DO THIS: In the listing below, find the line with "from matplotlib.lines import Line2D", then repeat exactly every line from the top through that one.

DATASET CONTENT:
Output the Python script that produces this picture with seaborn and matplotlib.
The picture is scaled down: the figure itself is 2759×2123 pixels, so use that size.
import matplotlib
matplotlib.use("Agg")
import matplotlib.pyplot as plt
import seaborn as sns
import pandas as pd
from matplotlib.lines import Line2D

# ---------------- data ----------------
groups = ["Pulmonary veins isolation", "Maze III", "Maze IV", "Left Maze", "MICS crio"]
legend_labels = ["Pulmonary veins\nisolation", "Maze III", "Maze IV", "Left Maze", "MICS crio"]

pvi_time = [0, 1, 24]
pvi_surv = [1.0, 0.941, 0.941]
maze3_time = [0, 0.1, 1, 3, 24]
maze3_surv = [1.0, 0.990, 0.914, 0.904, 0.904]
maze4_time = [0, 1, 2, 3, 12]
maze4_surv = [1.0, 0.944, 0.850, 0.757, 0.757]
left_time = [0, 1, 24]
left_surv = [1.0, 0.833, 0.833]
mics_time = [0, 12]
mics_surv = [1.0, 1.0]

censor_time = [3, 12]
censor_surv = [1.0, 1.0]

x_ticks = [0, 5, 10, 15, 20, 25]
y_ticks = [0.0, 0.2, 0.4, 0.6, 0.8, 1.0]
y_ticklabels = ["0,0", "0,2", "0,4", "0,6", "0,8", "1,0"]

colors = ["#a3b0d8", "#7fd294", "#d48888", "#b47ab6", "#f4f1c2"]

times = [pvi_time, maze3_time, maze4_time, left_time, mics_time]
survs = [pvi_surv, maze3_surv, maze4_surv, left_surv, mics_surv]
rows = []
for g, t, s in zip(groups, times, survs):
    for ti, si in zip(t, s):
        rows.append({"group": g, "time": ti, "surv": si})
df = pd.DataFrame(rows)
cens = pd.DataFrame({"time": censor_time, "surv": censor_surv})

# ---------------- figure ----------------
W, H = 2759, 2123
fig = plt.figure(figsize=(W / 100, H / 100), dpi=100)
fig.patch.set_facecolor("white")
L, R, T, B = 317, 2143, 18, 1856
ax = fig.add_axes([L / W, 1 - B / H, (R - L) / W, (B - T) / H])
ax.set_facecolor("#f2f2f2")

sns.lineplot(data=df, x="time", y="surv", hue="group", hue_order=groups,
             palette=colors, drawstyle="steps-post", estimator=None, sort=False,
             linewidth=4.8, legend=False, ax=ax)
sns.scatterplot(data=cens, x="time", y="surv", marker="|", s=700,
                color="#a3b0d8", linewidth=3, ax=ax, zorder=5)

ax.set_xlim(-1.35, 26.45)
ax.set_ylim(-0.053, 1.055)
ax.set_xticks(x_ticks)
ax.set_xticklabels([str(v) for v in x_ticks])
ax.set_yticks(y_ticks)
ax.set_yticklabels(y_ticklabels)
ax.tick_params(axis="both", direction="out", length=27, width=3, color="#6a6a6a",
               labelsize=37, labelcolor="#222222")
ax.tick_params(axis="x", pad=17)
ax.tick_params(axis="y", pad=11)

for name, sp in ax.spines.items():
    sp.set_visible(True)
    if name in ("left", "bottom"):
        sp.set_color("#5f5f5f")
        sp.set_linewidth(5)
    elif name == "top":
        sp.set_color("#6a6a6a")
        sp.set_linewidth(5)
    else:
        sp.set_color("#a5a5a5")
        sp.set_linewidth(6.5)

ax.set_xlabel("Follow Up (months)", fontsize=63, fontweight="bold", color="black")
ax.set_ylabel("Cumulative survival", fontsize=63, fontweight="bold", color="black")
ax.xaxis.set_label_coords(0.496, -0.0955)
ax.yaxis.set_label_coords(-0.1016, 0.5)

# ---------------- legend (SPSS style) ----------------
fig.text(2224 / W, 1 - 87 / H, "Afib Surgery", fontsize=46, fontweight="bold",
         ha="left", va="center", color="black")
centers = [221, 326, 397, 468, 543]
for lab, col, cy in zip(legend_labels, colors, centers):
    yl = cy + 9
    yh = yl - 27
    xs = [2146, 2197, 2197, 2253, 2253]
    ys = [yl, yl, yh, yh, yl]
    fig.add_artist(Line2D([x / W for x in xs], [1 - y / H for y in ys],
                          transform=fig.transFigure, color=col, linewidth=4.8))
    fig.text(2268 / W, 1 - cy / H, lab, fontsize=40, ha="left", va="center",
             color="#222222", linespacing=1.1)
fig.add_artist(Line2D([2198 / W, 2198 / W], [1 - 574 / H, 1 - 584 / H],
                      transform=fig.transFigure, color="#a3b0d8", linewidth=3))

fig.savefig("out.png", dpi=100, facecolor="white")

WRITTEN RESPONSE:
Output the Python script that produces this picture with seaborn and matplotlib.
The picture is scaled down: the figure itself is 2759×2123 pixels, so use that size.
import matplotlib
matplotlib.use("Agg")
import matplotlib.pyplot as plt
import seaborn as sns
import pandas as pd
from matplotlib.lines import Line2D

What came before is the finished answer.